Task instructions
Repeat all the material exactly; pictures stay out of your copy.

○ ○ ○ ○

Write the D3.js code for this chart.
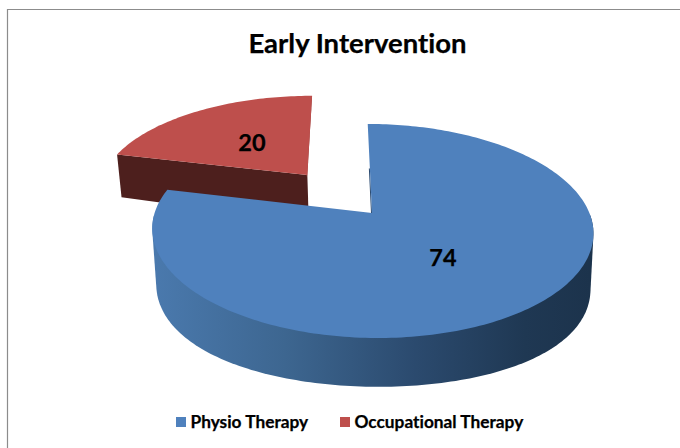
<!DOCTYPE html>
<html><head><meta charset="utf-8">
<script src="https://cdn.jsdelivr.net/npm/d3@7"></script>
<style>html,body{margin:0;padding:0;background:#fff}svg{display:block}text{font-family:Lato,"Open Sans",sans-serif;font-weight:700;fill:#000;stroke:#000;stroke-width:.25px;font-variant-ligatures:none}</style>
</head><body><svg id="c" width="680" height="448"></svg>
<script>
const categories = ["Physio Therapy", "Occupational Therapy"];
const seriesValues = [74, 20];
const chartTitle = "Early Intervention";
const explosion = [0, 0.497];
const topColors = ["#4f81bd", "#be4f4c"];

const svg = d3.select("#c");
const defs = svg.append("defs");
const grad = defs.append("linearGradient").attr("id","blueSide").attr("gradientUnits","userSpaceOnUse")
  .attr("x1",155).attr("x2",590).attr("y1",0).attr("y2",0);
[[0,"#4a79ad"],[0.3,"#3d6690"],[0.6,"#2b4a6e"],[0.85,"#1f3853"],[1,"#1c334c"]].forEach(s=>grad.append("stop").attr("offset",s[0]).attr("stop-color",s[1]));

// border
svg.append("path").attr("d","M7.5,448V9.5H680").attr("fill","none").attr("stroke","#8c8c8c").attr("stroke-width",1.2);

// perspective projection of the pie disc
const topFace = (u,v)=>{const d=1+0.168*v;return [372+(217.4*u-5*v)/d, 213-104*v/d];};
const botFace = (u,v)=>{const d=1+0.168*v,e=1+0.04*v;return [372.5+(214*u-5*v)/d, 267-115*v/e];};

const arcs = d3.pie().sort(null).value(d=>d)(seriesValues);
const line = d3.line();
const slices = arcs.map((a,i)=>{
  const mid=(a.startAngle+a.endAngle)/2, ex=explosion[i];
  const ou=ex*Math.sin(mid), ov=ex*Math.cos(mid);
  const n=Math.ceil((a.endAngle-a.startAngle)/0.02);
  const angles=d3.range(n+1).map(k=>a.startAngle+(a.endAngle-a.startAngle)*k/n);
  const rim=angles.map(t=>[ou+Math.sin(t),ov+Math.cos(t)]);
  return {i,apex:[ou,ov],rim};
});
const P=(f,p)=>f(p[0],p[1]);

// occupational slice first (behind)
const red=slices[1], blue=slices[0];
const redG=svg.append("g");
const redLeft=red.rim[0], redFar=red.rim[red.rim.length-1];
redG.append("path").attr("fill","#4d1f1d").attr("d",line([P(topFace,redLeft),P(topFace,red.apex),P(botFace,red.apex),P(botFace,redLeft)])+"Z");
redG.append("path").attr("fill","#8e3a38").attr("d",line([P(topFace,red.apex),P(topFace,redFar),[P(topFace,redFar)[0]-1,P(topFace,redFar)[1]+2],[P(topFace,red.apex)[0]-1,P(topFace,red.apex)[1]+2]])+"Z");
redG.append("path").attr("fill",topColors[1]).attr("d",line([P(topFace,red.apex),...red.rim.map(p=>P(topFace,p))])+"Z");

// physio slice: side wall is the hull of the near halves of the upper and lower rims
const blueG=svg.append("g");
const nearRim=blue.rim.filter(p=>p[1]<-0.02);
const hull=d3.polygonHull([...nearRim.map(p=>P(topFace,p)),...nearRim.map(p=>P(botFace,p))]);
blueG.append("path").attr("fill","url(#blueSide)").attr("d",line(hull)+"Z");
const ba=P(topFace,blue.apex), bs=P(topFace,blue.rim[0]);
blueG.append("path").attr("stroke","#2a4a70").attr("stroke-width",1).attr("fill","none").attr("d",line([[ba[0]-0.5,ba[1]],[(ba[0]+bs[0])/2-0.5,(ba[1]+bs[1])/2]]));
blueG.append("path").attr("fill",topColors[0]).attr("d",line([P(topFace,blue.apex),...blue.rim.map(p=>P(topFace,p))])+"Z");

// labels
const labelPos=[[443,258],[252,143]];
svg.selectAll("text.v").data(seriesValues).join("text").attr("class","v")
  .attr("x",(d,i)=>labelPos[i][0]).attr("y",(d,i)=>labelPos[i][1]).attr("dy","0.35em")
  .attr("text-anchor","middle").attr("font-size",23.5).text(d=>d);

svg.append("text").attr("x",357.5).attr("y",53).attr("text-anchor","middle").attr("font-size",27.5).text(chartTitle);

// legend
const legendX=[176,340];
const lg=svg.selectAll("g.l").data(categories).join("g").attr("class","l").attr("transform",(d,i)=>`translate(${legendX[i]},417)`);
lg.append("rect").attr("width",10).attr("height",10).attr("fill",(d,i)=>topColors[i]);
lg.append("text").attr("x",14.5).attr("y",11).attr("font-size",17.3).text(d=>d);
</script></body></html>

○ ○ ○ ○

Reply
Write the D3.js code for this chart.
<!DOCTYPE html>
<html><head><meta charset="utf-8">
<script src="https://cdn.jsdelivr.net/npm/d3@7"></script>
<style>html,body{margin:0;padding:0;background:#fff}svg{display:block}text{font-family:Lato,"Open Sans",sans-serif;font-weight:700;fill:#000;stroke:#000;stroke-width:.25px;font-variant-ligatures:none}</style>
</head><body><svg id="c" width="680" height="448"></svg>
<script>
const categories = ["Physio Therapy", "Occupational Therapy"];
const seriesValues = [74, 20];
const chartTitle = "Early Intervention";
const explosion = [0, 0.497];
const topColors = ["#4f81bd", "#be4f4c"];

const svg = d3.select("#c");
const defs = svg.append("defs");
const grad = defs.append("linearGradient").attr("id","blueSide").attr("gradientUnits","userSpaceOnUse")
  .attr("x1",155).attr("x2",590).attr("y1",0).attr("y2",0);
[[0,"#4a79ad"],[0.3,"#3d6690"],[0.6,"#2b4a6e"],[0.85,"#1f3853"],[1,"#1c334c"]].forEach(s=>grad.append("stop").attr("offset",s[0]).attr("stop-color",s[1]));

// border
svg.append("path").attr("d","M7.5,448V9.5H680").attr("fill","none").attr("stroke","#8c8c8c").attr("stroke-width",1.2);

// perspective projection of the pie disc
const topFace = (u,v)=>{const d=1+0.168*v;return [372+(217.4*u-5*v)/d, 213-104*v/d];};
const botFace = (u,v)=>{const d=1+0.168*v,e=1+0.04*v;return [372.5+(214*u-5*v)/d, 267-115*v/e];};

const arcs = d3.pie().sort(null).value(d=>d)(seriesValues);
const line = d3.line();
const slices = arcs.map((a,i)=>{
  const mid=(a.startAngle+a.endAngle)/2, ex=explosion[i];
  const ou=ex*Math.sin(mid), ov=ex*Math.cos(mid);
  const n=Math.ceil((a.endAngle-a.startAngle)/0.02);
  const angles=d3.range(n+1).map(k=>a.startAngle+(a.endAngle-a.startAngle)*k/n);
  const rim=angles.map(t=>[ou+Math.sin(t),ov+Math.cos(t)]);
  return {i,apex:[ou,ov],rim};
});
const P=(f,p)=>f(p[0],p[1]);

// occupational slice first (behind)
const red=slices[1], blue=slices[0];
const redG=svg.append("g");
const redLeft=red.rim[0], redFar=red.rim[red.rim.length-1];
redG.append("path").attr("fill","#4d1f1d").attr("d",line([P(topFace,redLeft),P(topFace,red.apex),P(botFace,red.apex),P(botFace,redLeft)])+"Z");
redG.append("path").attr("fill","#8e3a38").attr("d",line([P(topFace,red.apex),P(topFace,redFar),[P(topFace,redFar)[0]-1,P(topFace,redFar)[1]+2],[P(topFace,red.apex)[0]-1,P(topFace,red.apex)[1]+2]])+"Z");
redG.append("path").attr("fill",topColors[1]).attr("d",line([P(topFace,red.apex),...red.rim.map(p=>P(topFace,p))])+"Z");

// physio slice: side wall is the hull of the near halves of the upper and lower rims
const blueG=svg.append("g");
const nearRim=blue.rim.filter(p=>p[1]<-0.02);
const hull=d3.polygonHull([...nearRim.map(p=>P(topFace,p)),...nearRim.map(p=>P(botFace,p))]);
blueG.append("path").attr("fill","url(#blueSide)").attr("d",line(hull)+"Z");
const ba=P(topFace,blue.apex), bs=P(topFace,blue.rim[0]);
blueG.append("path").attr("stroke","#2a4a70").attr("stroke-width",1).attr("fill","none").attr("d",line([[ba[0]-0.5,ba[1]],[(ba[0]+bs[0])/2-0.5,(ba[1]+bs[1])/2]]));
blueG.append("path").attr("fill",topColors[0]).attr("d",line([P(topFace,blue.apex),...blue.rim.map(p=>P(topFace,p))])+"Z");

// labels
const labelPos=[[443,258],[252,143]];
svg.selectAll("text.v").data(seriesValues).join("text").attr("class","v")
  .attr("x",(d,i)=>labelPos[i][0]).attr("y",(d,i)=>labelPos[i][1]).attr("dy","0.35em")
  .attr("text-anchor","middle").attr("font-size",23.5).text(d=>d);

svg.append("text").attr("x",357.5).attr("y",53).attr("text-anchor","middle").attr("font-size",27.5).text(chartTitle);

// legend
const legendX=[176,340];
const lg=svg.selectAll("g.l").data(categories).join("g").attr("class","l").attr("transform",(d,i)=>`translate(${legendX[i]},417)`);
lg.append("rect").attr("width",10).attr("height",10).attr("fill",(d,i)=>topColors[i]);
lg.append("text").attr("x",14.5).attr("y",11).attr("font-size",17.3).text(d=>d);
</script></body></html>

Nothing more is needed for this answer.